Collected data:
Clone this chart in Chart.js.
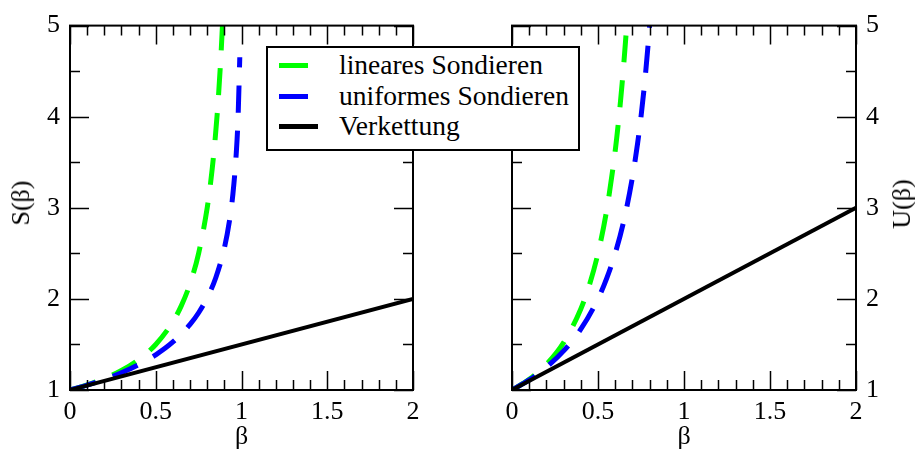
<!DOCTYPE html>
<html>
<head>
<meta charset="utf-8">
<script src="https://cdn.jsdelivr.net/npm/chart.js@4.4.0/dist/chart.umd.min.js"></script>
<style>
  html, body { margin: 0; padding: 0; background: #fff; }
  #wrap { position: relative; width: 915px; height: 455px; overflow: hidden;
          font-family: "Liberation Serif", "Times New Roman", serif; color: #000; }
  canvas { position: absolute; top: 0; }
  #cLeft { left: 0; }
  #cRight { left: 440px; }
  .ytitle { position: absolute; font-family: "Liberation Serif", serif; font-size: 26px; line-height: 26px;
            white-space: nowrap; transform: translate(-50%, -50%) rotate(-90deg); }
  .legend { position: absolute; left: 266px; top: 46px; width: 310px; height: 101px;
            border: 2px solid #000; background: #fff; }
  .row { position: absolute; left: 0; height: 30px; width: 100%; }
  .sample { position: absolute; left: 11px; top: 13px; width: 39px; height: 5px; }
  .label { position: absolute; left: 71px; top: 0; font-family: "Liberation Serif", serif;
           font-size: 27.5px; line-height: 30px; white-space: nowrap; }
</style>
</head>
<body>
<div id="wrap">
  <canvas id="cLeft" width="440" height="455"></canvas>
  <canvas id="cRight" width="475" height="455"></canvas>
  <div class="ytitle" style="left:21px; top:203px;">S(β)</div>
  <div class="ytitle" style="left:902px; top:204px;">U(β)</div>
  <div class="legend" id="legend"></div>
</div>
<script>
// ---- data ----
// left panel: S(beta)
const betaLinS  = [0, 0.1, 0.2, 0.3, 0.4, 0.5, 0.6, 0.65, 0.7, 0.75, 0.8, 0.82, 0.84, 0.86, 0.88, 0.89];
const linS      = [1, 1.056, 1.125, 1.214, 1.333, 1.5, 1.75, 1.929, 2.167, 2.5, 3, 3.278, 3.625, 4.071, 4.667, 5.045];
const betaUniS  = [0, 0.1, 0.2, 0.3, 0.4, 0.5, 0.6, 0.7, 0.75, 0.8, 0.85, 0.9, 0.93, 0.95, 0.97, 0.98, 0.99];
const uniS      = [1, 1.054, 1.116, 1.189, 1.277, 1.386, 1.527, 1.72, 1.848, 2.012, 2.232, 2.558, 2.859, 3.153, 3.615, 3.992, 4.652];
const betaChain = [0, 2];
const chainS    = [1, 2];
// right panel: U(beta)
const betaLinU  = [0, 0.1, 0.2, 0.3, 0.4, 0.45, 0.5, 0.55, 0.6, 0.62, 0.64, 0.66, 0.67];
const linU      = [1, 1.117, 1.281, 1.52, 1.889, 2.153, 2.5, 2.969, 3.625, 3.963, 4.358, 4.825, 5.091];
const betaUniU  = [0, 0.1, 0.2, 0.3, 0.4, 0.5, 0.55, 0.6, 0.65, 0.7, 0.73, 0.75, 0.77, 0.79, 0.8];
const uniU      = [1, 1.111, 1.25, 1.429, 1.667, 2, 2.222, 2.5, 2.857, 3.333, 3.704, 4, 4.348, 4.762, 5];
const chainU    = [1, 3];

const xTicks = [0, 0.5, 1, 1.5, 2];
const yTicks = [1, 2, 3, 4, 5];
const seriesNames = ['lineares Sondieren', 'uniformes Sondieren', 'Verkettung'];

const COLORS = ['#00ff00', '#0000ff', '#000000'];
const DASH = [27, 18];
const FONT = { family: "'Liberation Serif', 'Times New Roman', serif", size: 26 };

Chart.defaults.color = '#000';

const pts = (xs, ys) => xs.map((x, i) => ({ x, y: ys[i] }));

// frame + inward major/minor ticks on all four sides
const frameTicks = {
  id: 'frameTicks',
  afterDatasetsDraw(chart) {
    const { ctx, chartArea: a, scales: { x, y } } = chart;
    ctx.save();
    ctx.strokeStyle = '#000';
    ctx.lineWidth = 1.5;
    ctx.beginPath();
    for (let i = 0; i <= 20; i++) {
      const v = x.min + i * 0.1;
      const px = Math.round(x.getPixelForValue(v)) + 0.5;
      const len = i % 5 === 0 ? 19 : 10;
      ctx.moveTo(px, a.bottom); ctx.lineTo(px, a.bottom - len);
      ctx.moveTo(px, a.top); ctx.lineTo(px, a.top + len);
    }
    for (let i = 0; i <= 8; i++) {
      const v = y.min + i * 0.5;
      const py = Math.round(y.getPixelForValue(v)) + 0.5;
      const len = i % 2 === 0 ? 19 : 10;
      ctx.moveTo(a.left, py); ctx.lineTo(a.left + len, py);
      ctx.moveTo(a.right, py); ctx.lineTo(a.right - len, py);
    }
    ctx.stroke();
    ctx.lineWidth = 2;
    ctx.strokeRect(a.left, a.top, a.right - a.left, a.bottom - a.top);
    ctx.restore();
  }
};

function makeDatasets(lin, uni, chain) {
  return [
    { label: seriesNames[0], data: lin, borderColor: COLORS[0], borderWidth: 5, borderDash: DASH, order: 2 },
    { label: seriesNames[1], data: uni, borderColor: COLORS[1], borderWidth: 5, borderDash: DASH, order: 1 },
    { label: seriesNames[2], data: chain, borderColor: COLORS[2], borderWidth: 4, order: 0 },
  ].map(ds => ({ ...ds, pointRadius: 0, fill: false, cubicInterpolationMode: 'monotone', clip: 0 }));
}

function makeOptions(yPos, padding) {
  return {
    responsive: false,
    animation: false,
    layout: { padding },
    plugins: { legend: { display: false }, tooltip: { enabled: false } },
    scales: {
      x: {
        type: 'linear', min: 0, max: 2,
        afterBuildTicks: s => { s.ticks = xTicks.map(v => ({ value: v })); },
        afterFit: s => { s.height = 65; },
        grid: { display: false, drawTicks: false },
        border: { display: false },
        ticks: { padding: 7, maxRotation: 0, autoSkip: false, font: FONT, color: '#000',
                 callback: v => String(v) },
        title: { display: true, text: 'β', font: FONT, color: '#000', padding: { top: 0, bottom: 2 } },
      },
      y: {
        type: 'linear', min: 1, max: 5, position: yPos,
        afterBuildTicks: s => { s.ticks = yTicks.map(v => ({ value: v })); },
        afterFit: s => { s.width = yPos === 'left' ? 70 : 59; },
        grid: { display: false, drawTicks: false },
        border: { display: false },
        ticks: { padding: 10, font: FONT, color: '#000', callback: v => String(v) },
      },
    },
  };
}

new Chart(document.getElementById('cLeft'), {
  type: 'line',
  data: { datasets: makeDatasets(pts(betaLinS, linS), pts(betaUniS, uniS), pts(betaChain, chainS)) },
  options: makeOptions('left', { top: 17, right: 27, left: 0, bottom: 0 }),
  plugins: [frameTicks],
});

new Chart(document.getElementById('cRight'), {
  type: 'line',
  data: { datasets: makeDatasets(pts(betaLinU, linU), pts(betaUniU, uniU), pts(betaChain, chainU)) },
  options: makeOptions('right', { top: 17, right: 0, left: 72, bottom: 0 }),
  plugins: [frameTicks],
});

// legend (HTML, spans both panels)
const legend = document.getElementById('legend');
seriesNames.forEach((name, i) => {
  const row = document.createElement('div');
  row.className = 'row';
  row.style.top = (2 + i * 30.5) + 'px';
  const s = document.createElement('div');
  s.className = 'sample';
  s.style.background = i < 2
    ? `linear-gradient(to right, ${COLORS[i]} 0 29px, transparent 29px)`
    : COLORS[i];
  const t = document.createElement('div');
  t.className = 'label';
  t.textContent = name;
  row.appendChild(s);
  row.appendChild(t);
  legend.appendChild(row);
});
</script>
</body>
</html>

Given problem: Copy the material above in full and exactly, skipping pictures.

Solved problem:
Clone this chart in Chart.js.
<!DOCTYPE html>
<html>
<head>
<meta charset="utf-8">
<script src="https://cdn.jsdelivr.net/npm/chart.js@4.4.0/dist/chart.umd.min.js"></script>
<style>
  html, body { margin: 0; padding: 0; background: #fff; }
  #wrap { position: relative; width: 915px; height: 455px; overflow: hidden;
          font-family: "Liberation Serif", "Times New Roman", serif; color: #000; }
  canvas { position: absolute; top: 0; }
  #cLeft { left: 0; }
  #cRight { left: 440px; }
  .ytitle { position: absolute; font-family: "Liberation Serif", serif; font-size: 26px; line-height: 26px;
            white-space: nowrap; transform: translate(-50%, -50%) rotate(-90deg); }
  .legend { position: absolute; left: 266px; top: 46px; width: 310px; height: 101px;
            border: 2px solid #000; background: #fff; }
  .row { position: absolute; left: 0; height: 30px; width: 100%; }
  .sample { position: absolute; left: 11px; top: 13px; width: 39px; height: 5px; }
  .label { position: absolute; left: 71px; top: 0; font-family: "Liberation Serif", serif;
           font-size: 27.5px; line-height: 30px; white-space: nowrap; }
</style>
</head>
<body>
<div id="wrap">
  <canvas id="cLeft" width="440" height="455"></canvas>
  <canvas id="cRight" width="475" height="455"></canvas>
  <div class="ytitle" style="left:21px; top:203px;">S(β)</div>
  <div class="ytitle" style="left:902px; top:204px;">U(β)</div>
  <div class="legend" id="legend"></div>
</div>
<script>
// ---- data ----
// left panel: S(beta)
const betaLinS  = [0, 0.1, 0.2, 0.3, 0.4, 0.5, 0.6, 0.65, 0.7, 0.75, 0.8, 0.82, 0.84, 0.86, 0.88, 0.89];
const linS      = [1, 1.056, 1.125, 1.214, 1.333, 1.5, 1.75, 1.929, 2.167, 2.5, 3, 3.278, 3.625, 4.071, 4.667, 5.045];
const betaUniS  = [0, 0.1, 0.2, 0.3, 0.4, 0.5, 0.6, 0.7, 0.75, 0.8, 0.85, 0.9, 0.93, 0.95, 0.97, 0.98, 0.99];
const uniS      = [1, 1.054, 1.116, 1.189, 1.277, 1.386, 1.527, 1.72, 1.848, 2.012, 2.232, 2.558, 2.859, 3.153, 3.615, 3.992, 4.652];
const betaChain = [0, 2];
const chainS    = [1, 2];
// right panel: U(beta)
const betaLinU  = [0, 0.1, 0.2, 0.3, 0.4, 0.45, 0.5, 0.55, 0.6, 0.62, 0.64, 0.66, 0.67];
const linU      = [1, 1.117, 1.281, 1.52, 1.889, 2.153, 2.5, 2.969, 3.625, 3.963, 4.358, 4.825, 5.091];
const betaUniU  = [0, 0.1, 0.2, 0.3, 0.4, 0.5, 0.55, 0.6, 0.65, 0.7, 0.73, 0.75, 0.77, 0.79, 0.8];
const uniU      = [1, 1.111, 1.25, 1.429, 1.667, 2, 2.222, 2.5, 2.857, 3.333, 3.704, 4, 4.348, 4.762, 5];
const chainU    = [1, 3];

const xTicks = [0, 0.5, 1, 1.5, 2];
const yTicks = [1, 2, 3, 4, 5];
const seriesNames = ['lineares Sondieren', 'uniformes Sondieren', 'Verkettung'];

const COLORS = ['#00ff00', '#0000ff', '#000000'];
const DASH = [27, 18];
const FONT = { family: "'Liberation Serif', 'Times New Roman', serif", size: 26 };

Chart.defaults.color = '#000';

const pts = (xs, ys) => xs.map((x, i) => ({ x, y: ys[i] }));

// frame + inward major/minor ticks on all four sides
const frameTicks = {
  id: 'frameTicks',
  afterDatasetsDraw(chart) {
    const { ctx, chartArea: a, scales: { x, y } } = chart;
    ctx.save();
    ctx.strokeStyle = '#000';
    ctx.lineWidth = 1.5;
    ctx.beginPath();
    for (let i = 0; i <= 20; i++) {
      const v = x.min + i * 0.1;
      const px = Math.round(x.getPixelForValue(v)) + 0.5;
      const len = i % 5 === 0 ? 19 : 10;
      ctx.moveTo(px, a.bottom); ctx.lineTo(px, a.bottom - len);
      ctx.moveTo(px, a.top); ctx.lineTo(px, a.top + len);
    }
    for (let i = 0; i <= 8; i++) {
      const v = y.min + i * 0.5;
      const py = Math.round(y.getPixelForValue(v)) + 0.5;
      const len = i % 2 === 0 ? 19 : 10;
      ctx.moveTo(a.left, py); ctx.lineTo(a.left + len, py);
      ctx.moveTo(a.right, py); ctx.lineTo(a.right - len, py);
    }
    ctx.stroke();
    ctx.lineWidth = 2;
    ctx.strokeRect(a.left, a.top, a.right - a.left, a.bottom - a.top);
    ctx.restore();
  }
};

function makeDatasets(lin, uni, chain) {
  return [
    { label: seriesNames[0], data: lin, borderColor: COLORS[0], borderWidth: 5, borderDash: DASH, order: 2 },
    { label: seriesNames[1], data: uni, borderColor: COLORS[1], borderWidth: 5, borderDash: DASH, order: 1 },
    { label: seriesNames[2], data: chain, borderColor: COLORS[2], borderWidth: 4, order: 0 },
  ].map(ds => ({ ...ds, pointRadius: 0, fill: false, cubicInterpolationMode: 'monotone', clip: 0 }));
}

function makeOptions(yPos, padding) {
  return {
    responsive: false,
    animation: false,
    layout: { padding },
    plugins: { legend: { display: false }, tooltip: { enabled: false } },
    scales: {
      x: {
        type: 'linear', min: 0, max: 2,
        afterBuildTicks: s => { s.ticks = xTicks.map(v => ({ value: v })); },
        afterFit: s => { s.height = 65; },
        grid: { display: false, drawTicks: false },
        border: { display: false },
        ticks: { padding: 7, maxRotation: 0, autoSkip: false, font: FONT, color: '#000',
                 callback: v => String(v) },
        title: { display: true, text: 'β', font: FONT, color: '#000', padding: { top: 0, bottom: 2 } },
      },
      y: {
        type: 'linear', min: 1, max: 5, position: yPos,
        afterBuildTicks: s => { s.ticks = yTicks.map(v => ({ value: v })); },
        afterFit: s => { s.width = yPos === 'left' ? 70 : 59; },
        grid: { display: false, drawTicks: false },
        border: { display: false },
        ticks: { padding: 10, font: FONT, color: '#000', callback: v => String(v) },
      },
    },
  };
}

new Chart(document.getElementById('cLeft'), {
  type: 'line',
  data: { datasets: makeDatasets(pts(betaLinS, linS), pts(betaUniS, uniS), pts(betaChain, chainS)) },
  options: makeOptions('left', { top: 17, right: 27, left: 0, bottom: 0 }),
  plugins: [frameTicks],
});

new Chart(document.getElementById('cRight'), {
  type: 'line',
  data: { datasets: makeDatasets(pts(betaLinU, linU), pts(betaUniU, uniU), pts(betaChain, chainU)) },
  options: makeOptions('right', { top: 17, right: 0, left: 72, bottom: 0 }),
  plugins: [frameTicks],
});

// legend (HTML, spans both panels)
const legend = document.getElementById('legend');
seriesNames.forEach((name, i) => {
  const row = document.createElement('div');
  row.className = 'row';
  row.style.top = (2 + i * 30.5) + 'px';
  const s = document.createElement('div');
  s.className = 'sample';
  s.style.background = i < 2
    ? `linear-gradient(to right, ${COLORS[i]} 0 29px, transparent 29px)`
    : COLORS[i];
  const t = document.createElement('div');
  t.className = 'label';
  t.textContent = name;
  row.appendChild(s);
  row.appendChild(t);
  legend.appendChild(row);
});
</script>
</body>
</html>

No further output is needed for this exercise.